Dignitaries on hand for the special ceremony included AU Provost Scott Bass; U.S. Ambassador to OECD and former Rep. Connie Morella, R-Md.; William Danvers, deputy secretary-general of OECD; School of Public Affairs Dean Barbara Romzek; Candice Nelson, academic director of the Campaign Management Institute; and Pat Griffin, academic director of the Public Affairs and Advocacy Institute for CCPS and one of Thurber's main collaborators.

"We're looking forward to collaborating with Pat, Jim and the dean...and the provost on a range of issues but certainly the [MOU] we signed today, (which includes) working on lobbying and other issues of good governance," OECD’s Danvers said.

Bass said he especially was proud of the faculty and Dean Romzek for making the agreement possible.

"This is a partnership with one of the finest world organizations (that's) interested in a thoughtful approach to the topic of corruption (and) lobbying with appropriate communication...to clarify some of those rules in the world dialogue," he said.

Morella joked that it took a while for the agreement to materialize, but it was well worth the wait.

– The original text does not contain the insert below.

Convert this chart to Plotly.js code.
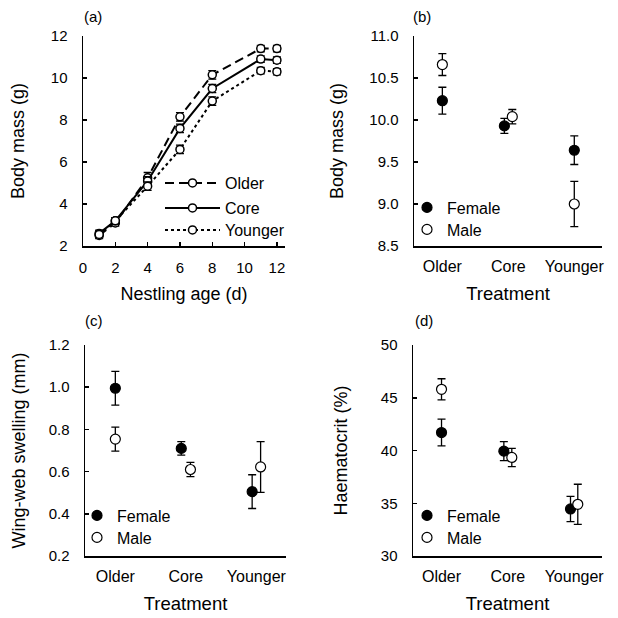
<!DOCTYPE html>
<html>
<head>
<meta charset="utf-8">
<script src="https://cdn.plot.ly/plotly-3.0.1.min.js"></script>
<style>
  html, body { margin: 0; padding: 0; background: #fff; }
  #chart { width: 618px; height: 618px; }
</style>
</head>
<body>
<div id="chart"></div>
<script>
// (a) nestling growth
const ages = [1, 2, 4, 6, 8, 11, 12];
const olderMass = [2.5, 3.1, 5.25, 8.15, 10.15, 11.4, 11.4];
const olderSE = [0.15, 0.15, 0.25, 0.2, 0.2, 0.15, 0.15];
const coreMass = [2.6, 3.2, 5.1, 7.6, 9.5, 10.9, 10.85];
const coreSE = [0.15, 0.15, 0.2, 0.2, 0.2, 0.15, 0.15];
const youngerMass = [2.55, 3.2, 4.85, 6.6, 8.9, 10.35, 10.3];
const youngerSE = [0.15, 0.15, 0.2, 0.2, 0.2, 0.15, 0.15];

// (b)-(d) by treatment and sex
const treatments = ['Older', 'Core', 'Younger'];
const massF = [10.23, 9.93, 9.64];
const massFse = [0.16, 0.09, 0.17];
const massM = [10.66, 10.04, 9.0];
const massMse = [0.13, 0.085, 0.27];
const wingF = [0.995, 0.71, 0.505];
const wingFse = [0.08, 0.032, 0.08];
const wingM = [0.754, 0.61, 0.622];
const wingMse = [0.057, 0.034, 0.12];
const hctF = [41.7, 39.94, 34.46];
const hctFse = [1.27, 0.9, 1.2];
const hctM = [45.8, 39.34, 34.9];
const hctMse = [1.0, 0.87, 1.9];

const font = 'Liberation Sans, Arial, sans-serif';
const catPos = [1, 2, 3];

function growth(name, y, se, dash, leg) {
  return {
    x: ages, y: y, name: name, type: 'scatter', mode: 'lines+markers',
    xaxis: 'x', yaxis: 'y', legend: leg,
    line: {color: 'black', width: 2, dash: dash},
    marker: {symbol: 'circle', size: 8, color: 'white', line: {color: 'black', width: 1.5}},
    error_y: {type: 'data', array: se, color: 'black', thickness: 1.3, width: 4}
  };
}

function sexTrace(name, y, se, jit, filled, ax, leg) {
  return {
    x: catPos.map((p, i) => p + (filled ? -jit[i] : jit[i])),
    y: y, name: name, type: 'scatter', mode: 'markers',
    xaxis: 'x' + ax, yaxis: 'y' + ax, legend: leg,
    marker: {symbol: 'circle', size: 10, color: filled ? 'black' : 'white',
             line: {color: 'black', width: 1.2}},
    error_y: {type: 'data', array: se, color: 'black', thickness: 1.3, width: 4}
  };
}

const jitB = [0, 0.06, 0];
const jitC = [0, 0.065, 0.06];
const jitD = [0, 0.06, 0.055];

const data = [
  growth('Older', olderMass, olderSE, '9px,5px', 'legend'),
  growth('Core', coreMass, coreSE, 'solid', 'legend5'),
  growth('Younger', youngerMass, youngerSE, 'dot', 'legend6'),
  sexTrace('Female', massF, massFse, jitB, true, 2, 'legend2'),
  sexTrace('Male', massM, massMse, jitB, false, 2, 'legend7'),
  sexTrace('Female', wingF, wingFse, jitC, true, 3, 'legend3'),
  sexTrace('Male', wingM, wingMse, jitC, false, 3, 'legend8'),
  sexTrace('Female', hctF, hctFse, jitD, true, 4, 'legend4'),
  sexTrace('Male', hctM, hctMse, jitD, false, 4, 'legend9')
];

const W = 618;
function ax(extra) {
  return Object.assign({
    showline: true, linecolor: 'black', linewidth: 1.5,
    ticks: 'inside', ticklen: 4, tickwidth: 1.5, tickcolor: 'black',
    showgrid: false, zeroline: false, automargin: false,
    tickfont: {family: font, size: 15, color: 'black'}
  }, extra);
}
function catAxis(dom, anchor) {
  return ax({domain: dom, anchor: anchor, range: [0.57, 3.42], tickvals: catPos,
    ticktext: treatments, ticks: '', ticklabelstandoff: 5,
    tickfont: {family: font, size: 16, color: 'black'},
    title: {text: 'Treatment', font: {family: font, size: 18.5, color: 'black'}, standoff: 13}});
}
function ytitle(t, s) {
  return {text: t, font: {family: font, size: 18, color: 'black'}, standoff: s};
}
const topY = [1 - 246 / W, 1 - 36 / W];
const botY = [1 - 556 / W, 1 - 345 / W];

// one legend box per entry so each row sits where the original has it
function leg(x, yTop, extra) {
  return Object.assign({
    font: {family: font, size: 16, color: 'black'},
    bgcolor: 'rgba(0,0,0,0)', borderwidth: 0,
    xanchor: 'left', yanchor: 'top', x: x / W, y: 1 - yTop / W
  }, extra || {});
}

const layout = {
  width: 618, height: 618,
  margin: {l: 0, r: 0, t: 0, b: 0},
  paper_bgcolor: 'white', plot_bgcolor: 'white',
  font: {family: font, color: 'black'},
  showlegend: true,
  xaxis: ax({domain: [83 / W, 285 / W], anchor: 'y', range: [0, 12.5],
    tickvals: [0, 2, 4, 6, 8, 10, 12], ticklabelstandoff: 7,
    title: {text: 'Nestling age (d)', font: {family: font, size: 18, color: 'black'}, standoff: 13}}),
  yaxis: ax({domain: topY, anchor: 'x', range: [2, 12], dtick: 2, ticklabelstandoff: 11,
    title: ytitle('Body mass (g)', 21)}),
  xaxis2: catAxis([414 / W, 602 / W], 'y2'),
  yaxis2: ax({domain: topY, anchor: 'x2', range: [8.5, 11], dtick: 0.5, tickformat: '.1f',
    ticklabelstandoff: 11, title: ytitle('Body mass (g)', 21)}),
  xaxis3: catAxis([85 / W, 286 / W], 'y3'),
  yaxis3: ax({domain: botY, anchor: 'x3', range: [0.2, 1.2], dtick: 0.2, tickformat: '.1f',
    ticklabelstandoff: 11, title: ytitle('Wing-web swelling (mm)', 18)}),
  xaxis4: catAxis([413 / W, 602 / W], 'y4'),
  yaxis4: ax({domain: botY, anchor: 'x4', range: [30, 50], dtick: 5,
    ticklabelstandoff: 11, title: ytitle('Haematocrit (%)', 28)}),
  legend: leg(160, 166, {itemwidth: 55}),
  legend5: leg(160, 191, {itemwidth: 55}),
  legend6: leg(160, 213, {itemwidth: 55}),
  legend2: leg(407, 190.5),
  legend7: leg(407, 212.5),
  legend3: leg(77, 498.5),
  legend8: leg(77, 520.5),
  legend4: leg(407, 498.5),
  legend9: leg(407, 520.5),
  annotations: [
    ['(a)', 82, 16], ['(b)', 411, 16], ['(c)', 83, 320], ['(d)', 413, 320]
  ].map(a => ({
    text: a[0], xref: 'paper', yref: 'paper', x: a[1] / W, y: 1 - a[2] / W,
    xanchor: 'left', yanchor: 'middle', showarrow: false,
    font: {family: font, size: 15, color: 'black'}
  }))
};

Plotly.newPlot('chart', data, layout, {staticPlot: true, displayModeBar: false});
</script>
</body>
</html>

"I've often said, half kiddingly, that OECD could well have a mascot of a turtle," Morella said. "When I say that, people say, 'Oh, you're from Maryland; that's why...the Terps.' But the turtle moves slowly but gets to his destination. It has a hard shell and it sticks its neck out. And in many ways, OECD does that."

Romzek said the MOU better positions SPA in its plan to develop strategic partnerships.

"We're delighted to see this agreement come to fruition because it's part of our three-year plan to partner with capstone organizations globally. This agreement recognizes the important political work CCPS has done for years," she said. "Jim Thurber and his team do outstanding work and this is an opportunity for the world to share in that. We are extremely proud."

Under Thurber's direction, CCPS biannually has organized the Campaign Management Institute and the Public Affairs and Advocacy Institute over the past two decades. He also was the principal investigator of a seven-year grant from The Pew Charitable Trusts to study campaign conduct.

Thurber is the author of numerous books and more than 80 articles and chapters that range from congressional-presidential relations and congressional reform to ethics and campaigns/elections. His latest books: Rivals for Power (5th edition) and Campaigns and Elections American Style (4th edition).

Thurber often provides commentary on national TV and radio programs, including the Today Show, Good Morning America and National Public Radio.